The Christianization of Nubia began in the 6th century AD. Its most representative architecture are churches. They are based on Byzantium basilicas. The structures are relatively small and made of mudbricks. The church is rectangular in shape with North and South isles. Columns are used to divide the nave. On the East side is the apse. The altar stood in front of the apse. The area between the altar and apse was called the haikal. At the West was a tower or upper room also in the South corner and North corner. Doors were in the North and South walls. A few churches such as Faras Cathedral survived. Church painting with biblical themes were extensive but few survived.

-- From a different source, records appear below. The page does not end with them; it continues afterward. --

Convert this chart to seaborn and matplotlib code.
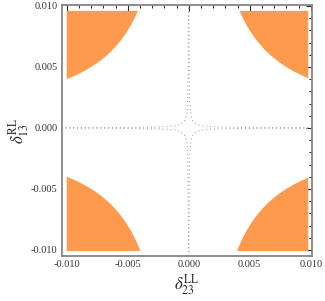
import matplotlib

matplotlib.use("Agg")
import matplotlib.pyplot as plt
import numpy as np
import pandas as pd
import seaborn as sns
from matplotlib.ticker import MultipleLocator, FormatStrFormatter

# region shown in orange: |delta23 * delta13| above this bound
ORANGE_BOUND = 4.0e-5
# dotted contour level of |delta23 * delta13|
DOTTED_LEVEL = 2.0e-7

X_RANGE = [-0.01041, 0.01008]
Y_RANGE = [-0.0105, 0.01008]
REGION_X = [-0.0100, 0.0098]
REGION_Y = [-0.0101, 0.0096]

MAJOR_TICKS = [-0.010, -0.005, 0.000, 0.005, 0.010]

ORANGE = "#fe9a4e"
DOT_GRAY = "#a8a8a8"
FRAME_GRAY = "#858585"


def main() -> None:
    sns.set_style("white")
    plt.rcParams["font.family"] = ["Liberation Serif", "DejaVu Serif"]
    plt.rcParams["mathtext.fontset"] = "stix"

    fig = plt.figure(figsize=(3.25, 3.01), dpi=100)
    ax = fig.add_axes([0.19, 0.1495, 0.769, 0.8339])

    # orange corner regions
    gx = np.linspace(REGION_X[0], REGION_X[1], 1200)
    gy = np.linspace(REGION_Y[0], REGION_Y[1], 1200)
    xx, yy = np.meshgrid(gx, gy)
    prod = np.abs(xx * yy)
    ax.contourf(xx, yy, prod, levels=[ORANGE_BOUND, 1.0], colors=[ORANGE], antialiased=True)

    # dotted hyperbola branches
    t = np.geomspace(DOTTED_LEVEL / 0.0105, 0.0105, 600)
    rows = []
    for i, (sx, sy) in enumerate([(1, 1), (-1, 1), (-1, -1), (1, -1)]):
        rows.append(pd.DataFrame({"x": sx * t, "y": sy * DOTTED_LEVEL / t, "branch": i}))
    curves = pd.concat(rows, ignore_index=True)
    for _, part in curves.groupby("branch"):
        sns.lineplot(
            data=part, x="x", y="y", sort=False, estimator=None, ax=ax,
            color=DOT_GRAY, linewidth=0.8, linestyle=(0, (1, 2.5)),
        )

    ax.set_xlim(X_RANGE)
    ax.set_ylim(Y_RANGE)
    ax.xaxis.set_major_locator(plt.FixedLocator(MAJOR_TICKS))
    ax.yaxis.set_major_locator(plt.FixedLocator(MAJOR_TICKS))
    ax.xaxis.set_minor_locator(MultipleLocator(0.001))
    ax.yaxis.set_minor_locator(MultipleLocator(0.001))
    ax.xaxis.set_major_formatter(FormatStrFormatter("%.3f"))
    ax.yaxis.set_major_formatter(FormatStrFormatter("%.3f"))
    ax.tick_params(which="both", direction="in", top=True, right=True,
                   color="#222222", labelsize=7.5, labelcolor="#333333", pad=3)
    ax.tick_params(which="major", length=4, width=0.8)
    ax.tick_params(which="minor", length=2.3, width=0.7)
    for spine in ax.spines.values():
        spine.set_color(FRAME_GRAY)
        spine.set_linewidth(1.3)

    ax.set_xlabel(r"$\delta^{\rm LL}_{23}$", fontsize=12, labelpad=2)
    ax.set_ylabel(r"$\delta^{\rm RL}_{13}$", fontsize=12, labelpad=0)

    fig.savefig("out.png", dpi=100)
    plt.close(fig)


if __name__ == "__main__":
    main()
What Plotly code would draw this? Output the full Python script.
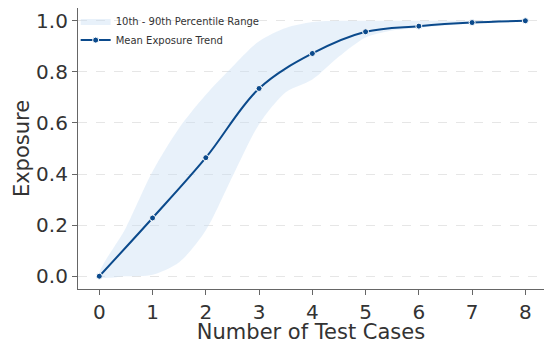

The best surviving church painting were on the Rivergate Church of Faras and the Church of Ab El Qadir.

Vernacular architecture of the Christian period is scarce. Architecture of Soba is the only one that has been excavated . The structures are of sun dried bricks, same as present day Sudan, except for an arch.

One prominent feature of Nubian churches are vaults made out of mudbricks. The mudbrick structure was revived by Egyptian architect Hassan Fathy after rediscovering the technique in the Nubian village of Abu al-Riche. The technology is advocated by environmentalist as environmentally friendly and sustainable, since it makes use of pure earth without the need of timber.

==Islamic Nubia==

The conversion to Islam was a slow, gradual process, with almost 600 years of resistance. Most of the architecture of the period are mosques built of mudbricks. One of the first attempt at conquest was by Egyptian-Nubian, Ibn Abi Sarh. Ibn Abi Sarh was a Muslim leader who tried to conquer all Nubia in the 8th century AD. It was almost a complete failure. A treaty called the Baqt shaped Egyptian-Nubian relations for six centuries and permitted the construction of a mosque in the Nubian capital of Old Dongola for Muslim travelers. By the middle of the 14th century, Nubia had been converted to Islam. The royal Church of Dongola was converted into a mosque. Numerous other churches were converted to mosque.

Graves were simple pits, with bodies pointing to Mecca. Some of the unique structures were the gubbas, graves reserved for Muslim saints. They were whitewashed domes made of adobe bricks.